The letter noted that Tiger Global — then called Tiger Technology — launched just after the dot-com bubble burst. “It did not seem like the opportune time to start a firm initially dubbed Tiger Technology,” stated the letter, which was signed by the Tiger Global team, and not Coleman. “But it was our chance and we were determined to make the most of it.”

According to the letter, Coleman drew on several of Robertson’s core philosophies, such as to buy the best companies and short the worst, “seeking to identify high-quality businesses levered to the most important secular growth trends while shorting poorly positioned companies on the wrong side of change.”

Some prospective investors took them seriously and some didn’t, the firm said.

But Tiger Global got off to a sizzling start and never looked back, “with the bulk of the profits from shorts and solid stock selection on the long side,” according to the letter.

Tiger Global credited its early success in part to Shleifer embracing three Chinese internet companies in late 2002: Sina Corp., Sohu.com, and NetEase. Dubbed the “Yahoos of China,” all of them appreciated by several multiples by mid-2003.

After the Tiger Global team realized that many of the companies they were excited about were private, the firm launched its first private fund in January 2004. Today, the private equity business accounts for roughly half the firm’s assets.

“We are grateful to have begun our investment careers at a time when the internet era was just beginning,” the firm said in the letter. “Inexperience may have been an asset when it came to imagining what a new internet-connected world could look like, and our research indicated that market leaders could achieve very high returns on capital.”

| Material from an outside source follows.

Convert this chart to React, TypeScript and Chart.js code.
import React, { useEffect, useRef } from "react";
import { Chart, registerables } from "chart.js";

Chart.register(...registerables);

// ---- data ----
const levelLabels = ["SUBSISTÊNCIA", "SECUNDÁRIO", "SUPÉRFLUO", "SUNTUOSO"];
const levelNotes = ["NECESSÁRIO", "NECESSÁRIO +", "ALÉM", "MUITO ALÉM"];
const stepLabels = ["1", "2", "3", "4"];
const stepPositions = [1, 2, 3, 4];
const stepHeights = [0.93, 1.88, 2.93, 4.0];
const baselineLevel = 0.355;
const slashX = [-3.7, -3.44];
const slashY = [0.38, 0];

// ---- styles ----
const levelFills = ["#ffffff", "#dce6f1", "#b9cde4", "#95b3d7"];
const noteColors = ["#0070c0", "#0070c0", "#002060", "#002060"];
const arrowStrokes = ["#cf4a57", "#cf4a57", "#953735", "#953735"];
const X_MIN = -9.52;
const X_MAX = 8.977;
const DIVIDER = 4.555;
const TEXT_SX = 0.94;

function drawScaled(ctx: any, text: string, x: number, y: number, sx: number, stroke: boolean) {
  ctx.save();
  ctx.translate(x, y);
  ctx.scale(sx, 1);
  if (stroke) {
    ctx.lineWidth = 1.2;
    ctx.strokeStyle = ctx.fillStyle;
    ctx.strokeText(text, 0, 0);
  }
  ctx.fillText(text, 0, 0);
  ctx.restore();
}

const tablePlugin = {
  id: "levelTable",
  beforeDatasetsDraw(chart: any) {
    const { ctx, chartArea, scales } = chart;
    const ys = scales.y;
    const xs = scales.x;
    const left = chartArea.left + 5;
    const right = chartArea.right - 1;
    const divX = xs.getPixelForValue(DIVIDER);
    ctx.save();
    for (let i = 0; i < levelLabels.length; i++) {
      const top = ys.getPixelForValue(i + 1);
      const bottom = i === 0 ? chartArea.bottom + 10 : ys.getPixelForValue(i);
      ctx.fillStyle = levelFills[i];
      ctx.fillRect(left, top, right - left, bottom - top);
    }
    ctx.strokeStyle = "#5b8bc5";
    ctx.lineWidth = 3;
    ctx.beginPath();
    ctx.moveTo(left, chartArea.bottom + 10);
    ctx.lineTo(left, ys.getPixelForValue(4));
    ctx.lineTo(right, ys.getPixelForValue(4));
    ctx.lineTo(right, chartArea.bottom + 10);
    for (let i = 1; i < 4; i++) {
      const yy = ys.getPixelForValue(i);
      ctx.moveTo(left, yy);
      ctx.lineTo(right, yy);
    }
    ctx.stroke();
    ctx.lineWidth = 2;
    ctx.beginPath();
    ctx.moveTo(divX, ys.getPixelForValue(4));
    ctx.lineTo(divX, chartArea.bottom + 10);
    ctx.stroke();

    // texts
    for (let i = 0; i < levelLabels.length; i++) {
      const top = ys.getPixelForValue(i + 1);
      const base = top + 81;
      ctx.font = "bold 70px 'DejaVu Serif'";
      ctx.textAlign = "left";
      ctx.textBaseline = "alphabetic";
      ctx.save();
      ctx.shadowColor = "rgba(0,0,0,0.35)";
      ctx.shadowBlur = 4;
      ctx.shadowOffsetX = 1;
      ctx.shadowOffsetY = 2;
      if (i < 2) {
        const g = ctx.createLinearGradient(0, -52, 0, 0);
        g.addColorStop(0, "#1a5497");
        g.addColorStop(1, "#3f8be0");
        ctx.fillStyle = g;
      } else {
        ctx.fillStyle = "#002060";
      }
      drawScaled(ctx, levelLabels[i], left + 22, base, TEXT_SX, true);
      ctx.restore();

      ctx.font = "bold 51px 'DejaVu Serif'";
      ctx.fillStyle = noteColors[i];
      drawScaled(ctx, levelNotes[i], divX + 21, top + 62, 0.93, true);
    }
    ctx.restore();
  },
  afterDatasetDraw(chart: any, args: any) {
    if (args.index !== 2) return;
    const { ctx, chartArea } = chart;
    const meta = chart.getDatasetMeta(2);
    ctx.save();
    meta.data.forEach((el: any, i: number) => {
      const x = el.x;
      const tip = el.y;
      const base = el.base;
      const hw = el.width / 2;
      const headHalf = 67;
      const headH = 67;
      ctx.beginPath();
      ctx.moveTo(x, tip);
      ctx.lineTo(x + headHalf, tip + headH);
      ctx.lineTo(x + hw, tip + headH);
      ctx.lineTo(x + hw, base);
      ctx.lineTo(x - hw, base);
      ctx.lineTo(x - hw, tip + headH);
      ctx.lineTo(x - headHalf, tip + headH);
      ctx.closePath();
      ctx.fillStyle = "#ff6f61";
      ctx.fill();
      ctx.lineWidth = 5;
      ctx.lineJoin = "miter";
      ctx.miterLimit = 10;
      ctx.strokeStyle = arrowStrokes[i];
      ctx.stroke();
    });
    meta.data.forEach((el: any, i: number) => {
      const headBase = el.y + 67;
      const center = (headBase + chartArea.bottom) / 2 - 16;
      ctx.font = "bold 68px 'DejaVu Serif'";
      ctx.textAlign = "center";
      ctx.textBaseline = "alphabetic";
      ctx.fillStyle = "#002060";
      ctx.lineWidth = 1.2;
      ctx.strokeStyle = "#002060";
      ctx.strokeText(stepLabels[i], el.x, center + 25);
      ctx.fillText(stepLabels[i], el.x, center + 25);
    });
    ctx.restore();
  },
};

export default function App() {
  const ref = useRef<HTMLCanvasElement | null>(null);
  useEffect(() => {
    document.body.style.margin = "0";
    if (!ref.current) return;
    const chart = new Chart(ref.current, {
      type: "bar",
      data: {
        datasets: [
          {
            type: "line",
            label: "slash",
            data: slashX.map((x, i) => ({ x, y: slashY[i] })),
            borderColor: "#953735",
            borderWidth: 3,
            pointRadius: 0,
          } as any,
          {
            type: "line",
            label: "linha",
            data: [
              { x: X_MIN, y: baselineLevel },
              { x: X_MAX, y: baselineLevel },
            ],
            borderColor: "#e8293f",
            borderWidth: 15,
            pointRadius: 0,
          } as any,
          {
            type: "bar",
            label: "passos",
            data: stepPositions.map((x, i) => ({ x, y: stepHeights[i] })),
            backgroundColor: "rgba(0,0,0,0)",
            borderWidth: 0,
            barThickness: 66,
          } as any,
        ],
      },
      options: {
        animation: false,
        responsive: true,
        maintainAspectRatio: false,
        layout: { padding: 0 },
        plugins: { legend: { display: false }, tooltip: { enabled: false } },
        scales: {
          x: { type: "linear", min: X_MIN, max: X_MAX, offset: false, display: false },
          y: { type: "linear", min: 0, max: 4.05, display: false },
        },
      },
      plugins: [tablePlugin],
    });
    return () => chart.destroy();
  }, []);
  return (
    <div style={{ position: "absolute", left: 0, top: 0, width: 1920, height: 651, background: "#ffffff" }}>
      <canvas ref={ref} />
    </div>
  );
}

Tiger Global also admitted to mistakes over the last 20 years, such as embracing banks and other cyclical stocks during the 2008 financial crisis.

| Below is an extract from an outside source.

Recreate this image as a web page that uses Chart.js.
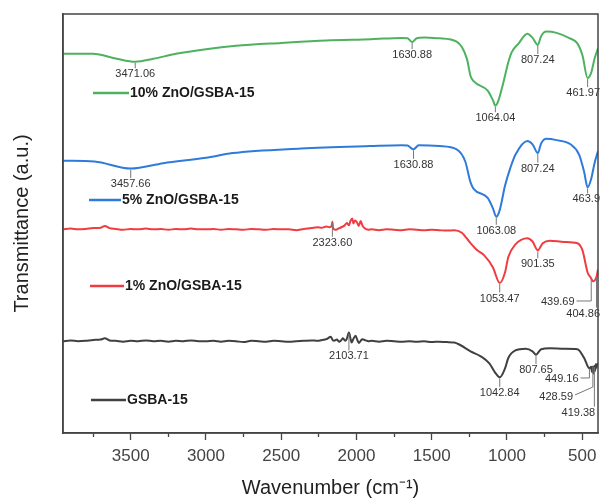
<!DOCTYPE html>
<html>
<head>
<meta charset="utf-8">
<script src="https://cdn.jsdelivr.net/npm/chart.js@4.4.1/dist/chart.umd.min.js"></script>
<style>
  html, body { margin: 0; padding: 0; background: #fff; }
  canvas { display: block; }
</style>
</head>
<body>
<canvas id="ftirChart" width="600" height="501"></canvas>
<script>
// series names (as in the inline legend)
const seriesNames = ["10% ZnO/GSBA-15", "5% ZnO/GSBA-15", "1% ZnO/GSBA-15", "GSBA-15"];

// 10% ZnO/GSBA-15 : wavenumber (cm-1) / transmittance (a.u., stacked)
const wn10 = [3950, 3750, 3600, 3470, 3350, 3200, 3000, 2800, 2500, 2200, 1900, 1700, 1660, 1630, 1600, 1550, 1450, 1334, 1266, 1242, 1220, 1128, 1093, 1077, 1060, 1025, 991, 968, 922, 864, 830, 795, 773, 738, 670, 578, 532, 498, 464, 440, 418, 395];
const t10 = [90.5, 90.5, 89.4, 88.6, 89.3, 90.5, 91.6, 92.4, 93.1, 93.7, 94.0, 94.3, 94.2, 93.3, 94.2, 94.4, 94.2, 93.4, 89.3, 85.2, 83.9, 81.7, 79.4, 78.1, 79.0, 83.5, 88.5, 90.9, 93.0, 95.3, 94.3, 92.6, 94.7, 95.8, 95.5, 94.1, 93.0, 90.1, 84.7, 86.0, 89.3, 91.8];

// 5% ZnO/GSBA-15
const wn5 = [3950, 3741, 3500, 3283, 3000, 2825, 2368, 1907, 1701, 1660, 1621, 1586, 1450, 1334, 1277, 1242, 1220, 1128, 1093, 1071, 1048, 1013, 979, 944, 864, 830, 795, 773, 738, 670, 578, 520, 487, 464, 440, 418, 395];
const t5 = [65.0, 64.8, 63.1, 64.4, 65.7, 66.8, 67.9, 68.5, 68.7, 68.6, 67.7, 68.7, 68.5, 67.7, 64.8, 59.8, 58.2, 56.1, 53.6, 51.6, 53.2, 59.0, 63.1, 66.4, 69.7, 68.9, 66.8, 69.1, 70.2, 69.9, 68.9, 66.4, 62.3, 58.6, 60.7, 64.4, 67.3];

// 1% ZnO/GSBA-15
const wn1 = [3950, 3900, 3850, 3800, 3750, 3700, 3672, 3640, 3600, 3550, 3500, 3450, 3400, 3350, 3300, 3250, 3200, 3150, 3100, 3050, 3000, 2950, 2900, 2850, 2800, 2750, 2700, 2650, 2600, 2550, 2500, 2450, 2400, 2350, 2300, 2260, 2230, 2200, 2180, 2165, 2160, 2155, 2140, 2120, 2100, 2080, 2063, 2050, 2040, 2028, 2020, 2010, 1997, 1985, 1972, 1960, 1950, 1939, 1920, 1900, 1850, 1800, 1750, 1700, 1650, 1600, 1550, 1500, 1450, 1400, 1350, 1300, 1242, 1197, 1151, 1093, 1048, 1013, 991, 944, 864, 830, 795, 762, 715, 620, 532, 498, 464, 440, 429, 405, 395];
const t1 = [48.6, 48.8, 48.6, 48.7, 48.9, 49.0, 49.4, 48.9, 48.7, 48.5, 48.7, 48.6, 48.8, 48.6, 48.7, 48.5, 48.7, 48.6, 48.8, 48.6, 48.6, 48.7, 48.5, 48.7, 48.6, 48.5, 48.7, 48.6, 48.5, 48.7, 48.6, 48.6, 48.4, 48.7, 48.9, 49.1, 49.0, 49.3, 49.1, 49.4, 50.4, 48.9, 48.5, 48.8, 49.1, 49.5, 50.1, 49.6, 50.6, 51.2, 50.0, 50.7, 50.3, 49.4, 50.6, 49.5, 49.0, 48.7, 48.5, 48.6, 48.4, 48.6, 48.5, 48.4, 48.6, 48.5, 48.4, 48.5, 48.4, 48.3, 48.4, 47.8, 45.3, 43.6, 42.4, 39.5, 35.8, 38.3, 42.0, 45.0, 46.5, 45.7, 43.6, 45.3, 45.9, 45.6, 45.3, 43.6, 38.3, 36.9, 36.2, 37.3, 39.1];

// GSBA-15
const wn0 = [3950, 3900, 3850, 3800, 3750, 3700, 3672, 3640, 3600, 3550, 3500, 3450, 3400, 3350, 3300, 3250, 3200, 3150, 3100, 3050, 3000, 2950, 2900, 2850, 2800, 2750, 2700, 2650, 2600, 2550, 2500, 2450, 2400, 2350, 2300, 2260, 2226, 2200, 2190, 2171, 2160, 2149, 2130, 2116, 2100, 2090, 2075, 2065, 2050, 2040, 2032, 2020, 2006, 1995, 1984, 1972, 1960, 1939, 1920, 1900, 1850, 1800, 1750, 1700, 1650, 1600, 1550, 1500, 1450, 1400, 1350, 1311, 1242, 1174, 1117, 1082, 1048, 1013, 991, 944, 876, 830, 807, 773, 715, 620, 532, 487, 452, 440, 435, 429, 425, 419, 415, 410, 405, 400, 395];
const t0 = [21.9, 22.1, 21.9, 22.0, 22.2, 22.3, 22.6, 22.1, 22.0, 21.8, 22.0, 21.9, 22.1, 21.9, 22.0, 21.8, 22.0, 21.9, 22.1, 21.9, 21.9, 22.0, 21.8, 22.0, 21.9, 21.7, 22.0, 21.9, 21.8, 22.0, 21.9, 21.8, 21.9, 22.0, 22.1, 22.0, 22.2, 22.4, 22.6, 23.0, 22.3, 22.0, 22.3, 21.8, 22.2, 22.6, 22.0, 22.4, 24.0, 22.6, 21.6, 22.5, 23.2, 22.3, 21.5, 22.0, 22.4, 22.1, 21.9, 22.0, 21.8, 22.0, 21.9, 21.8, 21.9, 21.8, 21.9, 21.7, 21.8, 21.7, 21.6, 21.0, 19.5, 18.3, 16.6, 14.6, 13.3, 15.4, 17.9, 19.7, 20.1, 19.5, 18.7, 20.0, 20.2, 20.1, 20.0, 17.9, 15.4, 15.8, 14.6, 15.9, 14.2, 16.0, 14.8, 16.4, 15.6, 16.5, 16.2];

// labelled peaks per series
const peaks10 = [3470, 1630, 795, 1077, 464];
const peakText10 = ["3471.06", "1630.88", "807.24", "1064.04", "461.97"];
const peaks5 = [3500, 1621, 795, 1071, 464];
const peakText5 = ["3457.66", "1630.88", "807.24", "1063.08", "463.9"];
const peaks1 = [2160, 795, 1048, 440, 405];
const peakText1 = ["2323.60", "901.35", "1053.47", "439.69", "404.86"];
const peaks0 = [2050, 1048, 807, 452, 429, 419];
const peakText0 = ["2103.71", "1042.84", "807.65", "449.16", "428.59", "419.38"];

// x axis range and ticks (labelled every 500, minor every 250)
const xMin = 395, xMax = 3950;
const xTicks = [3750, 3500, 3250, 3000, 2750, 2500, 2250, 2000, 1750, 1500, 1250, 1000, 750, 500];

const colors = ["#4db25f", "#2f7bdb", "#f03c40", "#404040"];
const font = "'Liberation Sans', Arial, sans-serif";

// where each peak label sits relative to its peak (px)
const peakPlace = [
  [{ dy: 12.5 }, { dy: 13 }, { dy: 15 }, { dy: 12.5 }, { dy: 15 }],
  [{ dy: 15.5 }, { dy: 15.5 }, { dy: 15.5 }, { dy: 14 }, { dy: 12 }],
  [{ dy: 21 }, { dy: 14 }, { dy: 15.5 }, { dx: -33.5, dy: 23.6, type: "elbow" }, { dy: 37 }],
  [{ dy: 24 }, { dy: 15.6 }, { dy: 15.4 }, { dx: -27.7, dy: 10.5, type: "elbow" }, { dx: -36.7, dy: 30.6, type: "slant" }, { dx: -16, dy: 46.7 }]
];
const peakSets = [
  { wn: peaks10, text: peakText10 },
  { wn: peaks5, text: peakText5 },
  { wn: peaks1, text: peakText1 },
  { wn: peaks0, text: peakText0 }
];

// inline legend entries: line from x0 to x1 at y (px inside chart area)
const legendPlace = [
  { x0: 30, x1: 66, y: 79 },
  { x0: 26, x1: 58, y: 186 },
  { x0: 27, x1: 61, y: 272 },
  { x0: 28, x1: 63, y: 386 }
];

const toPoints = (xs, ys) => xs.map((x, i) => ({ x: x, y: ys[i] }));

const peakLabels = {
  id: "peakLabels",
  afterDatasetsDraw(chart) {
    const ctx = chart.ctx;
    ctx.save();
    ctx.font = "11px " + font;
    ctx.textAlign = "center";
    ctx.textBaseline = "middle";
    ctx.strokeStyle = "#777";
    ctx.fillStyle = "#333";
    ctx.lineWidth = 1;
    peakSets.forEach((set, di) => {
      const meta = chart.getDatasetMeta(di);
      const pts = chart.data.datasets[di].data;
      set.wn.forEach((w, i) => {
        let best = 0;
        pts.forEach((p, j) => {
          if (Math.abs(p.x - w) < Math.abs(pts[best].x - w)) best = j;
        });
        const ax = meta.data[best].x;
        const ay = meta.data[best].y;
        const o = peakPlace[di][i];
        const tw = ctx.measureText(set.text[i]).width;
        let lx = Math.min(ax + (o.dx || 0), chart.width - tw / 2);
        const ly = ay + o.dy;
        ctx.beginPath();
        if (o.type === "elbow") {
          ctx.moveTo(ax, ay);
          ctx.lineTo(ax, ly - 1);
          ctx.lineTo(lx + tw / 2 + 2, ly - 1);
        } else if (o.type === "slant") {
          ctx.moveTo(ax, ay);
          ctx.lineTo(ax, ly - 10);
          ctx.lineTo(lx + tw / 2 + 2, ly - 2);
        } else {
          ctx.moveTo(ax, ay + 1);
          ctx.lineTo(ax, ly - 6);
        }
        ctx.stroke();
        ctx.fillText(set.text[i], lx, ly);
      });
    });
    ctx.restore();
  }
};

const inlineLegend = {
  id: "inlineLegend",
  afterDraw(chart) {
    const ctx = chart.ctx;
    const a = chart.chartArea;
    ctx.save();
    ctx.font = "bold 14px " + font;
    ctx.textBaseline = "middle";
    ctx.fillStyle = "#1a1a1a";
    legendPlace.forEach((l, i) => {
      ctx.strokeStyle = colors[i];
      ctx.lineWidth = 2.5;
      ctx.beginPath();
      ctx.moveTo(a.left + l.x0, a.top + l.y);
      ctx.lineTo(a.left + l.x1, a.top + l.y);
      ctx.stroke();
      ctx.fillText(seriesNames[i], a.left + l.x1 + 1, a.top + l.y);
    });
    // frame top and right
    ctx.strokeStyle = "#444";
    ctx.lineWidth = 1.5;
    ctx.strokeRect(a.left, a.top, a.right - a.left, a.bottom - a.top);
    ctx.restore();
  }
};

new Chart(document.getElementById("ftirChart"), {
  type: "line",
  data: {
    datasets: [
      { label: seriesNames[0], data: toPoints(wn10, t10), borderColor: colors[0] },
      { label: seriesNames[1], data: toPoints(wn5, t5), borderColor: colors[1] },
      { label: seriesNames[2], data: toPoints(wn1, t1), borderColor: colors[2] },
      { label: seriesNames[3], data: toPoints(wn0, t0), borderColor: colors[3] }
    ]
  },
  options: {
    responsive: false,
    animation: false,
    devicePixelRatio: 1,
    layout: { padding: { top: 14, right: 2, left: 0, bottom: 0 } },
    elements: {
      point: { radius: 0 },
      line: { borderWidth: 2, cubicInterpolationMode: "monotone" }
    },
    plugins: {
      legend: { display: false },
      tooltip: { enabled: false }
    },
    scales: {
      x: {
        type: "linear",
        reverse: true,
        min: xMin,
        max: xMax,
        afterBuildTicks: (scale) => { scale.ticks = xTicks.map((v) => ({ value: v })); },
        afterFit: (scale) => {
          scale.height = 68;
          scale.paddingLeft = 0;
          scale.paddingRight = 0;
        },
        border: { display: true, color: "#444", width: 1.5 },
        grid: {
          drawOnChartArea: false,
          drawTicks: true,
          tickLength: 7,
          tickColor: "#444",
          tickWidth: 1.3,
          tickBorderDash: (c) => (c.tick && c.tick.value % 500 === 0 ? [] : [3.5, 20])
        },
        ticks: {
          autoSkip: false,
          maxRotation: 0,
          padding: 6,
          color: "#444",
          font: { family: font, size: 17 },
          callback: (v) => (v % 500 === 0 ? String(v) : "")
        },
        title: {
          display: true,
          text: "Wavenumber (cm\u207B\u00B9)",
          color: "#222",
          font: { family: font, size: 20 },
          padding: { top: 0, bottom: 1 }
        }
      },
      y: {
        min: 0,
        max: 100,
        afterFit: (scale) => { scale.width = 63; },
        border: { display: true, color: "#444", width: 1.5 },
        grid: { display: false },
        ticks: { display: false },
        title: {
          display: true,
          text: "Transmittance (a.u.)",
          color: "#222",
          font: { family: font, size: 20 },
          padding: { top: 10, bottom: 0 }
        }
      }
    }
  },
  plugins: [peakLabels, inlineLegend]
});
</script>
</body>
</html>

The firm likewise lamented passing on early market-leading companies for valuation and other reasons, such as Alibaba Group Holding, as well as those it sold too early, such as Facebook, Peloton, LinkedIn, Amazon, and Netflix.

These days, Tiger Global mostly focuses on consumer, enterprise, and financial technology in the U.S., China, and India, areas the firm said “remain in the early innings as the defining economic themes of our generation.”

“Over the course of our careers, we have seen successive generations of technology improvements lay the groundwork for future change, and we believe this trend is accelerating,” the letter stated. “With a high degree of certainty, the future will see machine intelligence automate larger swathes of decision-making increasing efficiency and further embedding digital systems in our daily lives.”

In the letter, the Tiger Global team thanked Robertson for his confidence and enduring support and willingness to take a chance on Coleman and his team, crediting the mentor with providing a brand, advice, access to his friends, and for what it called the many “Julian-isms.”

Over the years, Robertson has impressed upon his professional descendants the importance of giving back, setting the example with his Robertson Foundation and the Tiger Foundation.

In the letter, Tiger Global announced it had created the Tiger Global Philanthropic Venture, initially committing $220 million to combat inequality and poverty. “The initiative formalizes an approach to decisions that incorporate environmental, social, and governance considerations, as well as philanthropic efforts that are already underway, including programs that encourage employees to give back through annual charitable donations and commitments to community-focused organizations,” the firm said.

In the past year, Tiger Global’s team has provided food, shelter and education in New York City “and beyond,” according to the letter.